I am trying to search a large group of text files (160K) for a specific string that changes for each file. I have a text file that has every file in the directory with the string value I want to search. Basically I want to use python to create a new text file that gives the file name, the string, and a 1 if the string is present and a 0 if it is not.
The approach I am using so far is to create a dictionary from a text file. From there I am stuck. Here is what I figure in pseudo-code:
**assign dictionary**
d = {}
with open('file.txt') as f:
d = dict(x.rstrip().split(None, 1) for x in f)
**loop through directory**
for filename in os.listdir(os.getcwd()):
***here is where I get lost***
match file name to dictionary
look for string
write filename, string, 1 if found
write filename, string, 0 if not found
Thank you. It needs to be somewhat efficient since its a large amount of text to go through.

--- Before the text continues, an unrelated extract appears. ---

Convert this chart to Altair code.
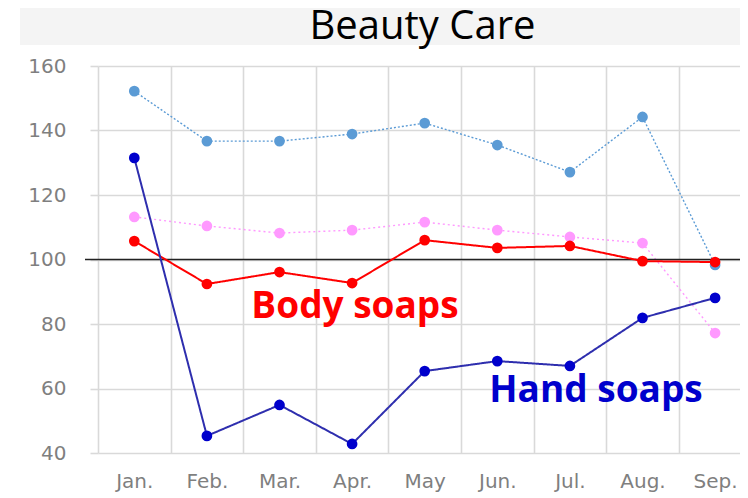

Here is what I ended up with
d = {}
with open('ibes.txt') as f:
d = dict(x.rstrip().split(None, 1) for x in f)
import os
for filename in os.listdir(os.getcwd()):
string = d.get(filename, "!@#$%^&*")
if string in open(filename, 'r').read():
with open("ibes_in.txt", 'a') as out:
out.write("{} {} {}\n".format(filename, string, 1))
else:
with open("ibes_in.txt", 'a') as out:
out.write("{} {} {}\n".format(filename, string, 0))